The survey shows that of Americans with financial regrets, the biggest regret is a lack of emergency savings, which was noted by 23 percent of respondents. But when it comes to their biggest financial priority going forward, Americans are focused on paying down debt (22 percent), followed by saving more for emergencies (17 percent).
“At first blush, the regret about lack of emergency savings and the prioritization of debt repayment may seem at odds with each other — but not so,” says Greg McBride, CFA, Bankrate chief financial analyst. “Consumers can actually make meaningful progress on both fronts at the same time by setting up a direct deposit from their paycheck into a dedicated savings account and earmarking more discretionary dollars toward debt repayment.”
Bankrate surveyed 1,343 American adults about their financial regrets as they relate to the coronavirus. Below are the main findings from the survey.
- Americans’ biggest financial regret about the coronavirus pandemic is lacking emergency savings, with 23 percent citing this reason.
- Americans’ top financial priority for the future is paying down debt, with 22 percent naming this goal.
- Not enough emergency savings was the top regret for every income group, but not every age group.
The biggest financial regrets since the pandemic
Americans said that their largest financial regret about the coronavirus pandemic was not having enough emergency savings, with 23 percent of Americans targeting this regret. Other top responses included not having enough retirement savings (20 percent) and having too much debt (17 percent). About 20 percent of respondents said they didn’t know their top regret.
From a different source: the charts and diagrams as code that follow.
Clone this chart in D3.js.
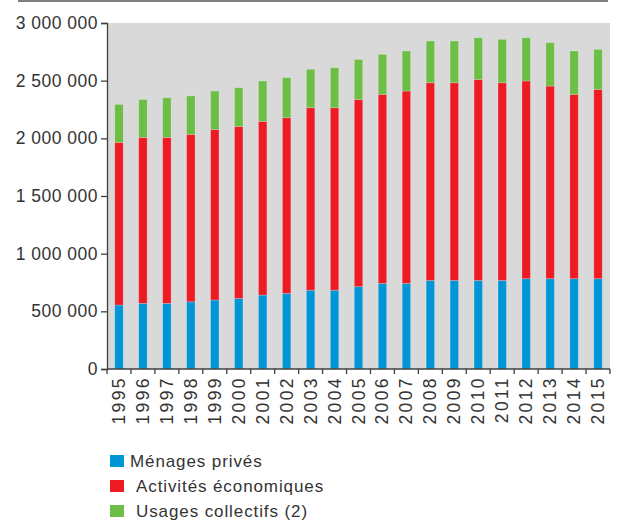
<!DOCTYPE html>
<html>
<head>
<meta charset="utf-8">
<script src="https://cdn.jsdelivr.net/npm/d3@7"></script>
<style>
  body { margin: 0; background: #fff; }
  svg text { font-family: "Liberation Sans", Arial, sans-serif; fill: #333; }
</style>
</head>
<body>
<svg id="chart" width="619" height="523"></svg>
<script>
// data
const years = ["1995","1996","1997","1998","1999","2000","2001","2002","2003","2004","2005",
  "2006","2007","2008","2009","2010","2011","2012","2013","2014","2015"];
const menages = [555000,569000,569000,583000,598000,612000,641000,655000,683000,683000,714000,
  742000,742000,768000,768000,768000,768000,783000,783000,783000,783000];
const activites = [1410000,1439000,1439000,1451000,1479000,1491000,1506000,1524000,1582000,1582000,1623000,
  1639000,1668000,1714000,1714000,1743000,1714000,1714000,1670000,1598000,1641000];
const collectifs = [329000,329000,344000,333000,333000,336000,350000,347000,333000,347000,347000,
  347000,347000,362000,362000,361000,376000,375000,376000,376000,347000];
const seriesNames = ["Ménages privés", "Activités économiques", "Usages collectifs (2)"];
const seriesColors = ["#0096d6", "#ed1c24", "#6dbe45"];
const yTicks = [0, 500000, 1000000, 1500000, 2000000, 2500000, 3000000];

const svg = d3.select("#chart");
const margin = { left: 107, right: 9, top: 23, bottom: 154 };
const width = 619, height = 523;

// top rule
svg.append("line")
  .attr("x1", 18).attr("x2", 608)
  .attr("y1", 1).attr("y2", 1)
  .attr("stroke", "#7f7f7f")
  .attr("stroke-width", 2);

const x = d3.scaleBand()
  .domain(years)
  .range([margin.left, width - margin.right])
  .paddingInner(0.65)
  .paddingOuter(0.325);

const y = d3.scaleLinear()
  .domain([0, 3000000])
  .range([height - margin.bottom, margin.top]);

// plot background
svg.append("rect")
  .attr("x", margin.left)
  .attr("y", y(3000000))
  .attr("width", width - margin.right - margin.left)
  .attr("height", y(0) - y(3000000))
  .attr("fill", "#d9d9d9");

// stack the series
const table = years.map((yr, i) => ({ year: yr, a: menages[i], b: activites[i], c: collectifs[i] }));
const stack = d3.stack().keys(["a", "b", "c"])(table);

svg.append("g")
  .selectAll("g")
  .data(stack)
  .enter()
  .append("g")
  .attr("fill", (d, i) => seriesColors[i])
  .selectAll("rect")
  .data((d) => d)
  .enter()
  .append("rect")
  .attr("x", (d) => x(d.data.year))
  .attr("width", x.bandwidth())
  .attr("y", (d) => y(d[1]))
  .attr("height", (d) => y(d[0]) - y(d[1]))
  .attr("stroke", "rgba(255,255,255,0.25)")
  .attr("stroke-width", 0.8);

// y axis
const fr = d3.formatLocale({ decimal: ",", thousands: " ", grouping: [3], currency: ["", " €"] });
const yAxis = d3.axisLeft(y)
  .tickValues(yTicks)
  .tickFormat(fr.format(",d"))
  .tickSize(6)
  .tickPadding(3);

const yg = svg.append("g")
  .attr("transform", `translate(${margin.left},0)`)
  .call(yAxis);
yg.select(".domain").attr("stroke", "#404040").attr("stroke-width", 1.3);
yg.selectAll(".tick line").attr("stroke", "#404040").attr("stroke-width", 1.3);
yg.selectAll(".tick text")
  .attr("font-size", 17.5)
  .attr("letter-spacing", "0.5px")
  .attr("fill", "#262626");

// x axis: baseline, ticks between bars, rotated labels
const xg = svg.append("g").attr("class", "x-axis");
xg.append("line")
  .attr("x1", margin.left).attr("x2", width - margin.right)
  .attr("y1", y(0)).attr("y2", y(0))
  .attr("stroke", "#404040").attr("stroke-width", 1.3);

const step = x.step();
xg.selectAll(".xtick")
  .data(d3.range(years.length + 1))
  .enter()
  .append("line")
  .attr("class", "xtick")
  .attr("x1", (i) => margin.left + i * step)
  .attr("x2", (i) => margin.left + i * step)
  .attr("y1", y(0))
  .attr("y2", y(0) + 5)
  .attr("stroke", "#404040").attr("stroke-width", 1.3);

xg.selectAll(".xlabel")
  .data(years)
  .enter()
  .append("text")
  .attr("class", "xlabel")
  .attr("transform", (d) => `translate(${x(d) + x.bandwidth() / 2 + 6},${y(0) + 7}) rotate(-90)`)
  .attr("text-anchor", "end")
  .attr("font-size", 17.5)
  .attr("letter-spacing", "2.4px")
  .attr("fill", "#262626")
  .text((d) => d);

// legend
const legend = svg.append("g")
  .selectAll("g")
  .data(seriesNames)
  .enter()
  .append("g")
  .attr("transform", (d, i) => `translate(110,${455 + i * 25})`);

legend.append("rect")
  .attr("width", 14)
  .attr("height", 12)
  .attr("fill", (d, i) => seriesColors[i]);

legend.append("text")
  .attr("x", (d, i) => (i === 0 ? 20 : 26))
  .attr("y", 12)
  .attr("font-size", 17)
  .attr("letter-spacing", "0.9px")
  .attr("fill", "#262626")
  .text((d) => d);
</script>
</body>
</html>
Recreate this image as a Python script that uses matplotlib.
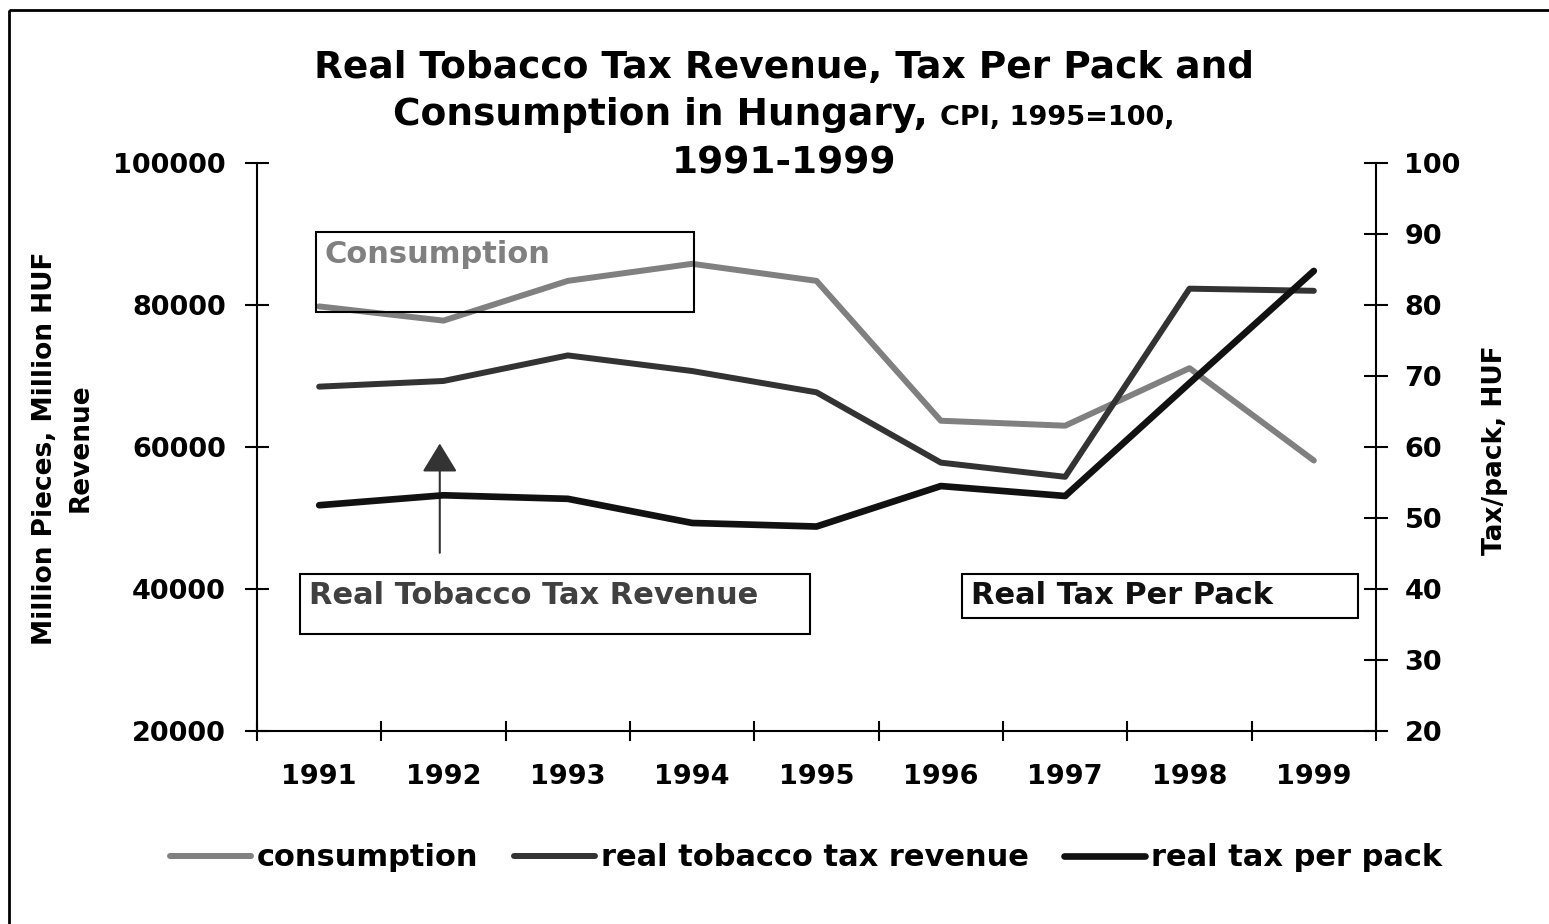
import matplotlib
matplotlib.use('Agg')
import matplotlib.pyplot as plt
import matplotlib.transforms as mtransforms
from matplotlib.patches import Rectangle
import numpy as np

# values
years = ['1991', '1992', '1993', '1994', '1995', '1996', '1997', '1998', '1999']
consumption = [79800, 77800, 83400, 85800, 83400, 63700, 63000, 71100, 58100]
tax_revenue = [68500, 69300, 72900, 70700, 67700, 57800, 55800, 82300, 82000]
tax_per_pack = [51.8, 53.2, 52.7, 49.3, 48.8, 54.5, 53.1, 69.0, 84.8]

left_ticks = [20000, 40000, 60000, 80000, 100000]
right_ticks = [20, 30, 40, 50, 60, 70, 80, 90, 100]

W, H = 1549, 924
plt.rcParams['font.family'] = 'DejaVu Sans'
plt.rcParams['font.weight'] = 'bold'

fig = plt.figure(figsize=(W / 100, H / 100), dpi=100)
# pixel coordinates, origin top left
px = mtransforms.Affine2D().scale(1 / W, -1 / H).translate(0, 1) + fig.transFigure

ax = fig.add_axes([257 / W, 1 - 731 / H, (1376 - 257) / W, (731 - 163) / H])
ax2 = ax.twinx()
x = np.arange(len(years))

l1, = ax.plot(x, consumption, color='#808080', lw=4.3, solid_capstyle='round',
              label='consumption')
l2, = ax.plot(x, tax_revenue, color='#333333', lw=4.3, solid_capstyle='round',
              label='real tobacco tax revenue')
l3, = ax2.plot(x, tax_per_pack, color='#111111', lw=4.8, solid_capstyle='round',
               label='real tax per pack')

ax.set_xlim(-0.5, len(years) - 0.5)
ax.set_xticks(np.arange(-0.5, len(years), 1))
ax.set_xticks(x, minor=True)
ax.set_xticklabels(years, minor=True)
ax.tick_params(axis='x', which='major', direction='inout', length=15, width=1.5,
               labelbottom=False)
ax.tick_params(axis='x', which='minor', length=0, pad=24, labelsize=19.5)

ax.set_ylim(20000, 100000)
ax.set_yticks(left_ticks)
ax.tick_params(axis='y', direction='inout', length=17, width=1.5, pad=14, labelsize=19.5)
ax2.set_ylim(20, 100)
ax2.set_yticks(right_ticks)
ax2.tick_params(axis='y', direction='inout', length=17, width=1.5, pad=12, labelsize=19.5)

for s in ['top', 'right']:
    ax.spines[s].set_visible(False)
for s in ['top', 'left', 'bottom']:
    ax2.spines[s].set_visible(False)
ax.spines['left'].set_linewidth(1.5)
ax.spines['bottom'].set_linewidth(1.5)
ax2.spines['right'].set_linewidth(1.5)

# arrow pointing at the revenue line
ax.annotate('', xy=(0.97, 60500), xytext=(0.97, 45100),
            arrowprops=dict(arrowstyle='-|>,head_length=0.9,head_width=0.55',
                            mutation_scale=20, lw=1.5, color='#333333',
                            shrinkA=0, shrinkB=0))

# boxed labels
def note_box(x0, y0, x1, y1, text, color, tx, ty):
    fig.add_artist(Rectangle((x0, y0), x1 - x0, y1 - y0, transform=px,
                             fill=False, ec='black', lw=1.5))
    fig.text(tx, ty, text, transform=px, color=color, fontsize=22, va='baseline')

note_box(316, 232, 694, 312, 'Consumption', '#808080', 325, 263)
note_box(300, 574, 810, 634, 'Real Tobacco Tax Revenue', '#404040', 309, 604)
note_box(962, 574, 1358, 618, 'Real Tax Per Pack', '#111111', 971, 604)

# title
fig.text(784, 78, 'Real Tobacco Tax Revenue, Tax Per Pack and', transform=px,
         ha='center', va='baseline', fontsize=27)
fig.text(928, 125, 'Consumption in Hungary,', transform=px,
         ha='right', va='baseline', fontsize=27)
fig.text(940, 125, 'CPI, 1995=100,', transform=px,
         ha='left', va='baseline', fontsize=19.5)
fig.text(784, 174, '1991-1999', transform=px, ha='center', va='baseline', fontsize=27)

fig.text(63, 448, 'Million Pieces, Million HUF\nRevenue', transform=px, rotation=90,
         ha='center', va='center', multialignment='center', fontsize=19, linespacing=1.5)
fig.text(1495, 450, 'Tax/pack, HUF', transform=px, rotation=90,
         ha='center', va='center', fontsize=19)

fig.legend([l1, l2, l3], [l1.get_label(), l2.get_label(), l3.get_label()],
           loc='center', bbox_to_anchor=(806 / W, 1 - 858 / H), ncol=3, frameon=False,
           fontsize=22, handlelength=2.65, handletextpad=0.2, columnspacing=1.15)

# outer frame
fig.add_artist(Rectangle((9, 10), 1600, 1000, transform=px, fill=False, ec='black', lw=2))

fig.savefig('out.png', dpi=100)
The top financial priorities going forward
While Americans cited not enough emergency savings as their top regret, their top financial priority once the U.S. starts to recover from financial hardship doesn’t exactly match up. Instead, Americans are more focused on paying down debt, with 22 percent of respondents mentioning this goal.
Many Americans seem unprepared, and about 17 percent said they didn’t know what their top priority was. A similar number said they intended to save more for emergencies.